There has been some good discussion in this thread and I agree with
Paolo that it would be suboptimal to present the user with a long list
of choices e.g. in a getting started page. However, short lists don't
have to be length 1.
I suggest it might be better not to treat Jena as a single monolothic
thing, but to give the user a map to its regions at the top level.
One way to do this might be to have a top level page with a menu on the
left and the main body of the text that says something along the lines of:
* Jena is a software package consisting of a number of modules:
o a Java library for creating and manipulating RDF graphs
supporting
+ reading/writing different text formats for RDF graphs
+ creating/editing/querying RDF graphs
+ creating/editing/querying OWL ontologies
+ rule based inference on RDF and graphs and OWL ontologies
o TDB: a file system based persistent store for RDF graphs
optimised for speed of query and access supporting:
+ SPARQL 1.1
+ integration with Lucene for text search
+ named graphs
+ fast bulk loading from common RDF serialistion formats
o Fuseki: an RDF server that runs out of the box stand alone
or in an app server supporting:
+ SPARQL protocol 1.1
+ ...
I won't have expressed this list as others would prefer to express it.
The above is illustrative and can no doubt be expressed better. For
example, one might want to bring the OWL support and inference out as a
top level module.
The left hand menu items at this level will point to generic material,
e.g. the getting started will be designed for someone completely new to
Jena.
There will also be subpages for each of the modules, e.g. the API, the
TDB, Fuseki etc. The getting started menu items on those subpages would
refer to material specific to that module.
The left hand menu structure would contain a modules section to aid
navigation to the submodules pages.
Brian
On 17/02/2011 16:48, Paolo Castagna wrote:
Ian Dickinson wrote:
Thinking about the structure of the new site, I spent some time
surveying what we have. The attached pdf & freemind documents show
the current structure, including tdb, sdb and fuseki. The second
attachment shows some suggested goals for the new IA, thinking in
terms of the user goals we would like to satisfy.
The final attachment sketches a possible solution.
I propose to go from this:
Homepage
+-- About
+-- Learn
+-- Guides
+-- In-Depth
+-- Tools
+-- News
+-- Javadoc
+-- Extras
+-- Developers
To this:
Homepage
+-- About (http://incubator.apache.org/jena/about/)
+-- Download ([...]/download/)
+-- Getting Started ([...]/getting-started/)
+-- Documentation ([...]/documentation/)
+-- Getting Involved|Community ([...]/community/)
... and I am not even sure we need "Download".
However, if we want to increase number of downloads, I propose to keep it
there, in the global navigation after "About". Otherwise, it will be the
first paragraph in "Getting Started". However, this would not serve well
expert users/developers who just want to get the latest Jena release.
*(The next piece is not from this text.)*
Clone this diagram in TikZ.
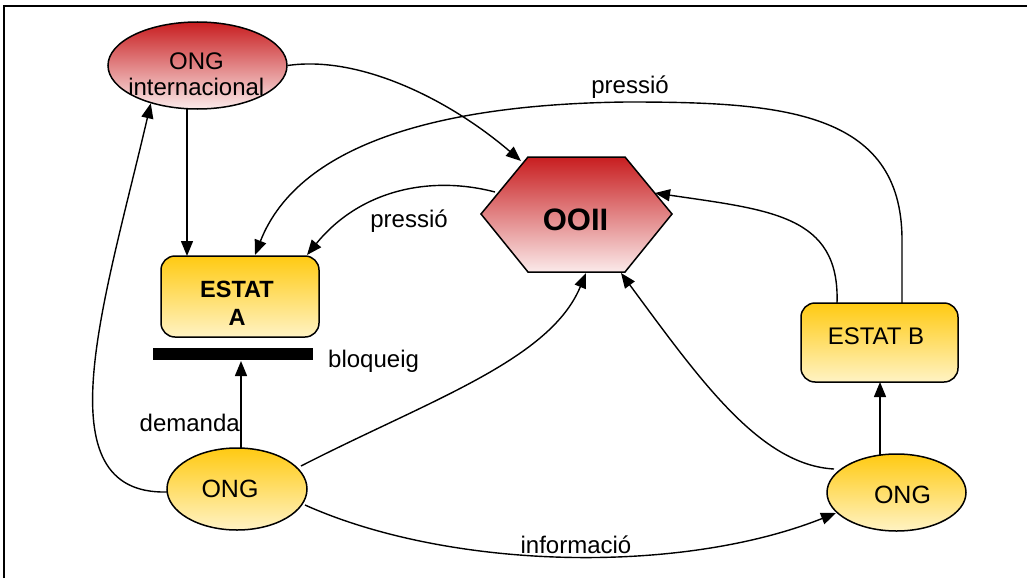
\documentclass[tikz,border=0pt]{standalone}
\usepackage{fontspec}
\setmainfont{Liberation Sans}
\usetikzlibrary{arrows.meta,shapes.geometric}

\definecolor{redtop}{RGB}{200,30,32}
\definecolor{redbot}{RGB}{251,234,234}
\definecolor{yeltop}{RGB}{255,202,18}
\definecolor{yelbot}{RGB}{255,243,196}

\begin{document}
\begin{tikzpicture}[x=1pt,y=-1pt,
  lbl/.style={font=\fontsize{24}{27}\selectfont, inner sep=0pt, anchor=base},
  boldlbl/.style={lbl, font=\fontsize{23.5}{27}\selectfont\bfseries},
  redfill/.style={top color=redtop, bottom color=redbot},
  yelfill/.style={top color=yeltop, bottom color=yelbot},
  oval/.style={ellipse, draw, line width=1.5pt, inner sep=0pt},
  statebox/.style={rectangle, rounded corners=14pt, draw, line width=1.5pt, inner sep=0pt, yelfill},
  conn/.style={line width=1.4pt, -{Triangle[length=15pt,width=12pt]}},
  plain/.style={line width=1.4pt}
]
\useasboundingbox (0,0) rectangle (1027,578);

% frame
\draw[line width=2pt] (4,578) -- (4,6) -- (1027,6);

% international NGO
\node[oval, redfill, minimum width=179pt, minimum height=87pt] (ongi) at (197.5,65.5) {};
\node[lbl] (ongi-t1) at (196.5,70) {ONG};
\node[lbl] (ongi-t2) at (196.3,95) {internacional};

% international organisations (hexagon)
\draw[line width=1.5pt, redfill] (481,214) -- (528,157) -- (625,157) -- (672,214) -- (625,272) -- (528,272) -- cycle;
\node[lbl, font=\fontsize{31}{34}\selectfont\bfseries] (ooii) at (575.5,230) {OOII};

% state A and its blockade
\node[statebox, minimum width=158pt, minimum height=81pt] (estA) at (240,296.5) {};
\node[boldlbl] (estA-t1) at (237,297) {ESTAT};
\node[boldlbl] (estA-t2) at (237,325) {A};
\node[fill=black, minimum width=160pt, minimum height=12pt, inner sep=0pt] (bar) at (233,354) {};
\node[lbl, anchor=base west] (bloq) at (328,367) {bloqueig};

% state B
\node[statebox, minimum width=157pt, minimum height=79pt] (estB) at (879.5,342.5) {};
\node[lbl] (estB-t) at (876,344) {ESTAT B};

% local NGOs
\node[oval, yelfill, minimum width=140pt, minimum height=82pt] (ongl) at (237,489) {};
\node[lbl, font=\fontsize{25}{28}\selectfont] (ongl-t) at (230,497) {ONG};
\node[oval, yelfill, minimum width=139pt, minimum height=77pt] (ongr) at (896.5,492.5) {};
\node[lbl, font=\fontsize{25}{28}\selectfont] (ongr-t) at (902.5,503) {ONG};

% attachment points on the shapes
\coordinate (ongi-s) at (187,109);
\coordinate (estA-n1) at (187,256);
\coordinate (estA-n2) at (255,255);
\coordinate (estA-n3) at (307,255);
\coordinate (bar-s) at (241,361);
\coordinate (ongl-n) at (241,448);
\coordinate (ongl-w) at (167,492);
\coordinate (ongl-ne) at (301,466);
\coordinate (ongl-e) at (305,505);
\coordinate (ongr-n) at (880,455);
\coordinate (ongr-nw) at (834,469);
\coordinate (ongr-w) at (836,513);
\coordinate (estB-s) at (880,382);
\coordinate (estB-n1) at (837,303);
\coordinate (estB-n2) at (902,303);
\coordinate (hex-nw) at (521,161);
\coordinate (hex-w) at (495,192);
\coordinate (hex-ne) at (655,193);
\coordinate (hex-s1) at (586,273);
\coordinate (hex-s2) at (621,273);

% connectors
\draw[conn] (ongi.east) .. controls (360,55) and (450,100) .. (hex-nw);
\draw[conn] (ongi-s) -- (estA-n1);
\draw[conn] (ongl-w) .. controls (40,495) and (105,300) .. (ongi.219);
\draw[conn] (ongl-n) -- (bar-s);
\node[lbl, anchor=base east] (dem) at (240,431) {demanda};
\draw[conn] (ongl-ne) .. controls (430,400) and (550,360) .. (hex-s1);
\draw[conn] (ongr-nw) .. controls (760,465) and (700,380) .. (hex-s2);
\draw[conn] (ongr-n) -- (estB-s);
\draw[conn] (ongl-e) .. controls (450,570) and (680,575) .. (ongr-w);
\node[lbl] (info) at (576,553) {informació};
\draw[conn] (estB-n1) .. controls (840,215) and (770,210) .. (hex-ne);
\draw[conn] (estB-n2) -- (902,240) .. controls (902,110) and (780,102) .. (627,102)
  .. controls (450,104) and (300,140) .. (estA-n2);
\node[lbl] (press1) at (630,93) {pressió};
\draw[conn] (hex-w) .. controls (430,175) and (360,190) .. (estA-n3);
\node[lbl] (press2) at (409,227) {pressió};
\end{tikzpicture}
\end{document}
The easy "Learn" is covered by "Getting Started", more "Learn" is covered
by "Documentation". "In-Depth" is covered by "Documentation". "Javadoc"
is a link below "Documentation" (i.e. /documentation/javadoc/).
"Extras" and "Developers" are below "Getting Involved"|"Community".
"News" could be in the homepage and/or a blog linked from the homepage
or "Community".
Let's check the first level structure with the goals:
- explain what Jena is -> About
- how to learn Jena -> Getting Started + Documentation
- How do I? -> Documentation
- Delve into technology -> Documentation
- Get Jena -> Download
- Drive Jena using command line utilities -> Documentation
- Going beyond Jena -> Getting Involved | Community
- See what has been happening recently -> Homepage | Community
- Process goal -> less clear choices
Once we agree on the first level structure we can start discussing and
producing content for it: 6 pages to start with (homepage + 5 sections).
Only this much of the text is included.